Josefa León Madrid fit immédiatement appel de ce jugement, pour que son nom à elle soit alors en première position. Ce que l’Audiencia Provincial de Palma de Majorque rejeta la même année, arguant qu’au regard de la loi de 1999, l’accord des deux parents n’étant pas obtenu, le nom du père prévalait pour occuper la première position du patronyme de C.V.*. Idem pour le pourvoi en cassation de Josefa León Madrid en 2009.

C’est à partir de 2013, que la Cour Européenne des Droits de l’Homme fut saisie par la requérante. Le temps de la justice européenne n’étant pas celui de la justice espagnole, il fallu que Josefa León Madrid s’arme de patience afin de voir le 26 octobre 2021, un jugement de la CEDH rendu sur son affaire. On en retiendra que, l’impossibilité d’obtenir une dérogation à la règle de l’octroi du nom du père en premier, est discriminatoire envers les femmes.

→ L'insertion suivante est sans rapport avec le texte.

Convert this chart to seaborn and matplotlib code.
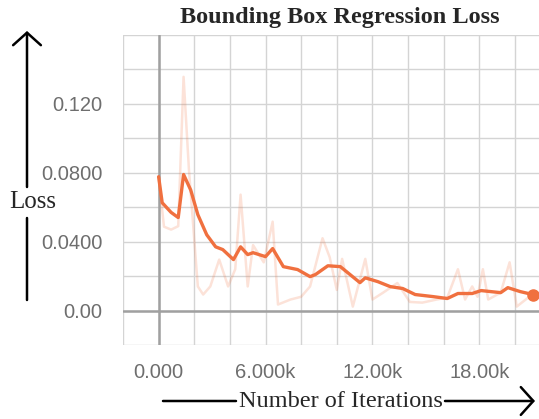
import matplotlib
matplotlib.use("Agg")
import matplotlib.pyplot as plt
import seaborn as sns
import pandas as pd

# smoothed curve (step, loss)
smooth_steps = [0, 200, 700, 1100, 1400, 1800, 2200, 2700, 3200, 3600, 4200, 4600, 5000, 5300,
                6000, 6400, 7000, 7800, 8500, 8800, 9500, 10200, 11300, 11600, 12300, 13000,
                13700, 14400, 15400, 16200, 16800, 17600, 18100, 19200, 19600, 20300, 21000]
smooth_loss = [0.0777, 0.0626, 0.057, 0.054, 0.079, 0.070, 0.0557, 0.044, 0.037, 0.0354, 0.0296,
               0.037, 0.0325, 0.0336, 0.0313, 0.036, 0.0255, 0.0238, 0.0197, 0.0209, 0.026, 0.0255,
               0.0162, 0.019, 0.0168, 0.0139, 0.0128, 0.0093, 0.0081, 0.007, 0.0099, 0.0099,
               0.0116, 0.0104, 0.0133, 0.011, 0.0093]

# raw (unsmoothed) curve
raw_steps = [0, 300, 700, 1100, 1400, 1700, 2200, 2500, 2900, 3400, 3900, 4300, 4600, 5000, 5300,
             5900, 6400, 6700, 7400, 8000, 8500, 9200, 9600, 10000, 10300, 10900, 11600, 12000,
             12600, 13400, 14100, 14800, 15600, 16200, 16800, 17200, 17600, 17900, 18200, 18500,
             19200, 19700, 20100, 20800, 21300]
raw_loss = [0.0777, 0.0487, 0.047, 0.049, 0.1357, 0.082, 0.014, 0.0093, 0.014, 0.0296, 0.014,
            0.024, 0.0673, 0.014, 0.038, 0.028, 0.0516, 0.0035, 0.0064, 0.008, 0.014, 0.042,
            0.031, 0.012, 0.03, 0.0023, 0.03, 0.0064, 0.0104, 0.016, 0.005, 0.0046, 0.0064,
            0.0075, 0.024, 0.0064, 0.014, 0.008, 0.024, 0.0064, 0.0104, 0.028, 0.0023, 0.008,
            0.0104]

y_ticks = [-0.02, 0.0, 0.02, 0.04, 0.06, 0.08, 0.10, 0.12, 0.14, 0.16]
y_labels = ["", "0.00", "", "0.0400", "", "0.0800", "", "0.120", "", ""]
x_ticks = [-2000, 0, 2000, 4000, 6000, 8000, 10000, 12000, 14000, 16000, 18000, 20000]
x_labels = ["", "0.000", "", "", "6.000k", "", "", "12.00k", "", "", "18.00k", ""]

df_s = pd.DataFrame({"step": smooth_steps, "loss": smooth_loss})
df_r = pd.DataFrame({"step": raw_steps, "loss": raw_loss})

sns.set_style("white")
plt.rcParams["font.family"] = ["Liberation Sans", "DejaVu Sans"]

W, H = 539, 419
fig = plt.figure(figsize=(W / 100, H / 100), dpi=100)
ax = fig.add_axes([123 / W, 1 - 345 / H, 1 - 123 / W, (345 - 35) / H])

col = "#f0703f"
sns.lineplot(data=df_r, x="step", y="loss", ax=ax, color=col, alpha=0.2, lw=1.8)
sns.lineplot(data=df_s, x="step", y="loss", ax=ax, color=col, lw=2.4)
ax.plot(smooth_steps[-1], smooth_loss[-1], "o", color=col, ms=8, zorder=5)

ax.axhline(0, color="#a0a0a0", lw=1.8, zorder=1)
ax.axvline(0, color="#a0a0a0", lw=1.8, zorder=1)

ax.set_xlim(-2000, 21350)
ax.set_ylim(-0.02, 0.16)
ax.set_xticks(x_ticks)
ax.set_xticklabels(x_labels)
ax.set_yticks(y_ticks)
ax.set_yticklabels(y_labels)
ax.grid(True, color="#d4d4d4", lw=1.0)
ax.set_axisbelow(True)
for s in ax.spines.values():
    s.set_visible(False)
ax.tick_params(axis="both", length=8, width=1.0, color="#d4d4d4",
               labelcolor="#6e6e6e", labelsize=14.5, pad=7)
ax.tick_params(axis="x", pad=5)
ax.set_xlabel("")
ax.set_ylabel("")

serif = ["Liberation Serif", "DejaVu Serif"]
fig.text(340 / W, 1 - 17 / H, "Bounding Box Regression Loss", ha="center", va="center",
         family=serif, fontweight="bold", fontsize=17.5)
fig.text(33 / W, 1 - 202 / H, "Loss", ha="center", va="center", family=serif, fontsize=18)
fig.text(341 / W, 1 - 401 / H, "Number of Iterations", ha="center", va="center",
         family=serif, fontsize=17.5)

def fpx(x, y):
    return (x / W, 1 - y / H)

arrow = dict(arrowstyle="->,head_length=0.45,head_width=0.5", color="black", lw=1.8,
             mutation_scale=20, shrinkA=0, shrinkB=0)
line = dict(arrowstyle="-", color="black", lw=1.8, shrinkA=0, shrinkB=0)
ax.annotate("", xy=fpx(27, 31), xytext=fpx(27, 187), xycoords="figure fraction", arrowprops=arrow)
ax.annotate("", xy=fpx(27, 300), xytext=fpx(27, 218), xycoords="figure fraction", arrowprops=line)
ax.annotate("", xy=fpx(163, 401), xytext=fpx(236, 401), xycoords="figure fraction", arrowprops=line)
ax.annotate("", xy=fpx(535, 401), xytext=fpx(445, 401), xycoords="figure fraction", arrowprops=arrow)

fig.savefig("out.png", dpi=100)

De même que, l’argument de la sécurité juridique souvent avancé pour faire prévaloir le nom du père dans celui de l’enfant, doit être aussi recevable pour celui de la mère. Ce qu’aucune loi espagnole ne prend en compte explicitement.

Dès à présent, une question se pose. Ce jugement de la CEDH sera-t’il à l’origine d’une nouvelle réforme de la législation espagnole relative à l’État Civil ?

* Emploi des seules initiales par la CEDH afin de préserver les intéressés.